Of the 300 million Arabs in the Middle East and North Africa, only Israel’s Arab citizens enjoy real democratic rights.

Friends, Enemies, and Knowing Which Is Which

No, the Middle East's problem is not found on the first map, which depicts a country smaller than our state of New Hampshire.  It's found on this second map, which shows the entire Arab world, virtually all of whose people hate Israel with a blazing passion, surrounding a few pixels denoting the only free country for miles around.

In reality it's even worse: this particular map doesn't show non-Arab countries like Iran, whose president regularly promises to wipe Israel off the map as soon as his scientists give him nuclear weapons, or Turkey, who for years was Israel's ally but whose newly Islamist government is following the same bloodthirsty path that all modern Islamic countries have thus far.

Yet our president sides with the barbarians against the free!

Netanyahu came out of his meeting with President Obama saying that the Israelis were still friends and that our ties were still strong.  The thunderous applause Congress gave Netanyahu's speech indicates that Israel's ties with Americans are indeed as strong as ever.
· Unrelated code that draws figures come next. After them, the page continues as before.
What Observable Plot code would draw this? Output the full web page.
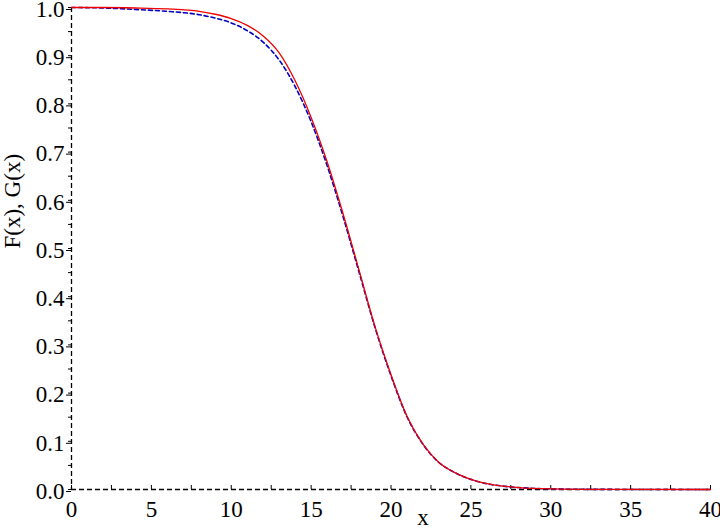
<!DOCTYPE html>
<html>
<head>
<meta charset="utf-8">
<script src="https://cdn.jsdelivr.net/npm/d3@7"></script>
<script src="https://cdn.jsdelivr.net/npm/@observablehq/plot@0.6"></script>
<style>
  html, body { margin: 0; padding: 0; background: white; }
</style>
</head>
<body>
<div id="chart"></div>
<script>
const xs = [0, 2, 4, 6, 8, 9, 10, 11, 12, 13, 14, 15, 16, 17, 18, 19, 20, 21, 22, 23, 24, 25, 26, 27, 28, 30, 32, 35, 40];
const fVals = [1.0, 1.0, 0.999, 0.997, 0.992, 0.986, 0.977, 0.963, 0.941, 0.906, 0.848, 0.772, 0.68, 0.572, 0.455, 0.338, 0.238, 0.152, 0.094, 0.056, 0.035, 0.021, 0.012, 0.007, 0.004, 0.0012, 0.0004, 0.0001, 0];
const gVals = [1.0, 0.999, 0.996, 0.992, 0.985, 0.978, 0.968, 0.952, 0.928, 0.891, 0.836, 0.763, 0.672, 0.566, 0.451, 0.336, 0.236, 0.151, 0.094, 0.056, 0.035, 0.021, 0.012, 0.007, 0.004, 0.0012, 0.0004, 0.0001, 0];
const xTickLabels = [0, 5, 10, 15, 20, 25, 30, 35, 40];
const xTickMarks = d3.range(0, 40.01, 2.5);
const yTickLabels = d3.range(0, 10.5, 1).map(d => d / 10);
const yMinorTicks = d3.range(0, 20.5, 1).map(d => d / 20);
const yTitle = "F(x), G(x)";
const xTitle = "x";
const xTitlePos = 22;

const fData = xs.map((x, i) => ({x, y: fVals[i]}));
const gData = xs.map((x, i) => ({x, y: gVals[i]}));

const chart = Plot.plot({
  width: 720,
  height: 527,
  marginLeft: 71,
  marginRight: 10,
  marginTop: 7,
  marginBottom: 38,
  x: {domain: [0, 40]},
  y: {domain: [0, 1]},
  style: {fontFamily: "'Liberation Serif', 'Times New Roman', serif", fontSize: "23px", background: "white", color: "black"},
  marks: [
    Plot.ruleX([0], {stroke: "black", strokeWidth: 1.3, strokeDasharray: "5,3"}),
    Plot.ruleY([0], {stroke: "black", strokeWidth: 1.3, strokeDasharray: "5,3"}),
    Plot.axisY({ticks: yTickLabels, tickSize: 5, tickPadding: 2, tickFormat: d3.format(".1f"), label: null, fontSize: 23, stroke: "black", dy: 2}),
    Plot.axisY({ticks: yMinorTicks, tickSize: 3, tickFormat: () => "", label: null, stroke: "black"}),
    Plot.axisX({ticks: xTickMarks, tickSize: -4, tickFormat: () => "", label: null, stroke: "black"}),
    Plot.axisX({ticks: xTickLabels, tickSize: 0, tickPadding: 11, label: null, fontSize: 23}),
    Plot.line(gData, {x: "x", y: "y", stroke: "#0000c0", strokeWidth: 1.6, strokeDasharray: "4,3", curve: "monotone-x"}),
    Plot.line(fData, {x: "x", y: "y", stroke: "#ee0000", strokeWidth: 1.3, curve: "monotone-x"}),
    Plot.text([yTitle], {frameAnchor: "left", y: () => 0.5, rotate: -90, dx: -59, fontSize: 23}),
    Plot.text([xTitle], {x: () => xTitlePos, y: () => 0, dy: 28, fontSize: 23})
  ]
});
document.getElementById("chart").appendChild(chart);
</script>
</body>
</html>
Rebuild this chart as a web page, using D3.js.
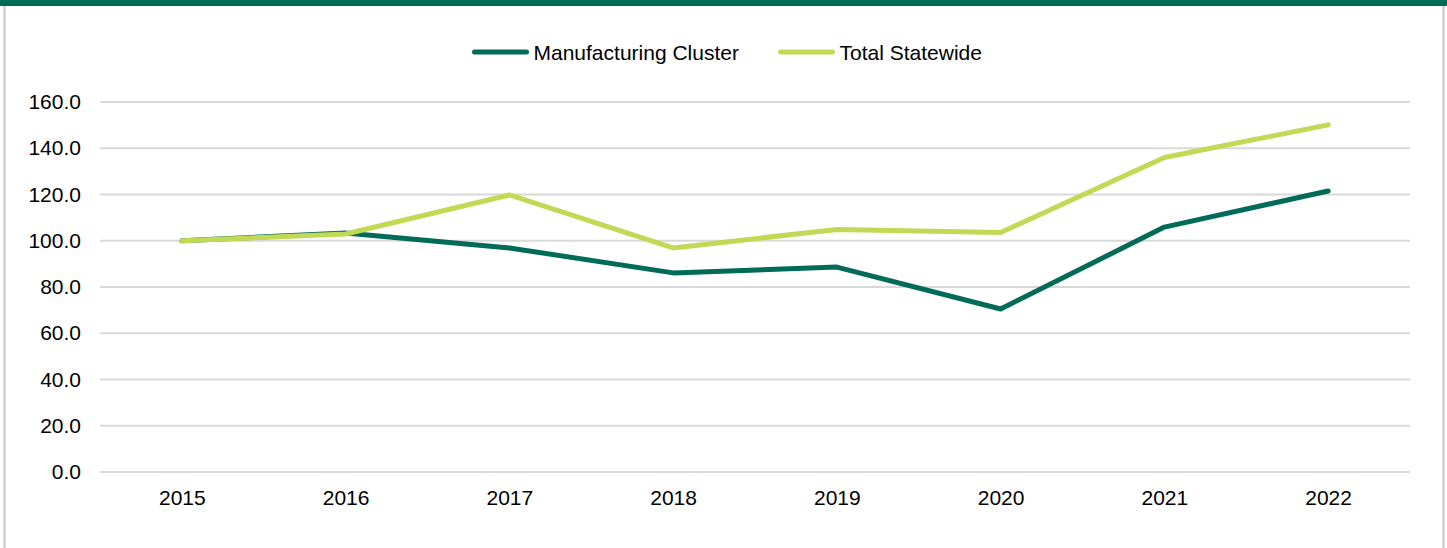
<!DOCTYPE html>
<html>
<head>
<meta charset="utf-8">
<script src="https://cdn.jsdelivr.net/npm/d3@7"></script>
<style>
  body { margin: 0; background: #fff; }
  svg { display: block; font-family: "Liberation Sans", Arial, sans-serif; }
</style>
</head>
<body>
<svg id="chart"></svg>
<script>
// données du graphique
let years = ["2015", "2016", "2017", "2018", "2019", "2020", "2021", "2022"];
let manufacturing = [100.0, 103.4, 96.9, 86.1, 88.6, 70.5, 105.9, 121.5];
let statewide = [100.0, 102.9, 119.8, 96.9, 104.9, 103.6, 136.0, 150.1];
let yTicks = [0, 20, 40, 60, 80, 100, 120, 140, 160];

let seriesNames = ["Manufacturing Cluster", "Total Statewide"];
let colors = ["#006B58", "#C1D955"];

let W = 1447, H = 548;
let margin = {top: 102, right: 37, bottom: 76, left: 100};
let fontSize = 21;

let svg = d3.select("#chart").attr("width", W).attr("height", H);

// cadre
svg.append("rect").attr("x", 0).attr("y", 0).attr("width", W).attr("height", 6).attr("fill", "#006B58");
svg.append("line").attr("x1", 4.5).attr("x2", 4.5).attr("y1", 6).attr("y2", H).attr("stroke", "#C8C8C8").attr("stroke-width", 2);
svg.append("line").attr("x1", 1443.5).attr("x2", 1443.5).attr("y1", 6).attr("y2", H).attr("stroke", "#C8C8C8").attr("stroke-width", 2);

let x = d3.scalePoint().domain(years).range([margin.left, W - margin.right]).padding(0.5);
let y = d3.scaleLinear().domain([0, 160]).range([H - margin.bottom, margin.top]);

// grille
svg.append("g").selectAll("line")
  .data(yTicks)
  .enter().append("line")
    .attr("x1", margin.left).attr("x2", W - margin.right)
    .attr("y1", d => y(d)).attr("y2", d => y(d))
    .attr("stroke", "#D9D9D9").attr("stroke-width", 2);

// axe y
let yAxis = svg.append("g")
  .attr("transform", `translate(${margin.left - 19},0)`)
  .call(d3.axisLeft(y).tickValues(yTicks).tickFormat(d3.format(".1f")).tickSize(0).tickPadding(0));
yAxis.select(".domain").remove();
yAxis.selectAll("text").attr("font-size", fontSize).attr("fill", "#000").attr("font-family", "Liberation Sans, Arial, sans-serif");

// axe x
let xAxis = svg.append("g")
  .attr("transform", `translate(0,${H - margin.bottom + 18})`)
  .call(d3.axisBottom(x).tickSize(0).tickPadding(0));
xAxis.select(".domain").remove();
xAxis.selectAll("text").attr("font-size", fontSize).attr("fill", "#000").attr("font-family", "Liberation Sans, Arial, sans-serif");

// lignes
let line = d3.line().x((d, i) => x(years[i])).y(d => y(d));
[manufacturing, statewide].forEach(function(values, k) {
  svg.append("path")
    .datum(values)
    .attr("d", line)
    .attr("fill", "none")
    .attr("stroke", colors[k])
    .attr("stroke-width", 5)
    .attr("stroke-linecap", "round")
    .attr("stroke-linejoin", "round");
});

// légende
let legendPos = [474.5, 780.5];
let legend = svg.append("g");
seriesNames.forEach(function(name, k) {
  legend.append("line")
    .attr("x1", legendPos[k]).attr("x2", legendPos[k] + 52)
    .attr("y1", 52).attr("y2", 52)
    .attr("stroke", colors[k]).attr("stroke-width", 5).attr("stroke-linecap", "round");
  legend.append("text")
    .attr("x", legendPos[k] + 59).attr("y", 60)
    .attr("font-size", fontSize).attr("fill", "#000")
    .text(name);
});
</script>
</body>
</html>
By pressuring the free ally rather than the murderous terrorists, Obama has presented the world, and particularly Jewish Americans, with a stark choice:

Should we defer to the realpolitik of where we get our oil and abandon a tiny but free country that nobody much likes and which has nothing concrete to offer us?

Or should we stand on principle, piss off our gas pumps, and go in swinging on the side of those who truly have something in common with the beliefs America was founded on?

In the coming days, months, and years, this is a question for America's foreign policy mavens.  More importantly, it's a question for individual Americans in the voting booths.  A vote for Barack Obama can no longer be considered a vote for a free, safe, independent Israel, and it's time for the 3/4 of American Jews who voted for him to have a serious round of soul-searching.

Jews tend to be more liberal than most which means that they have historically voted mostly for Democrats.  What's more, Jewish Americans in New York and California are famous as the financial backers of the Democratic party, right up there with unions and ambulance-chasers.

As Mr. Bin Laden's death will give the Muslims a reason to re-think whether they want to stop supporting Jihad and join the modern world, Mr. Obama's speech will give Jews a reason to re-think their liberal ideas.

To illuminate their choice more vividly, Mr. Netanyahu has another quote that all Jews would do well to remember:

If the Arabs put down their weapons today, there would be no more violence. If the Jews put down their weapons today, there would be no more Israel.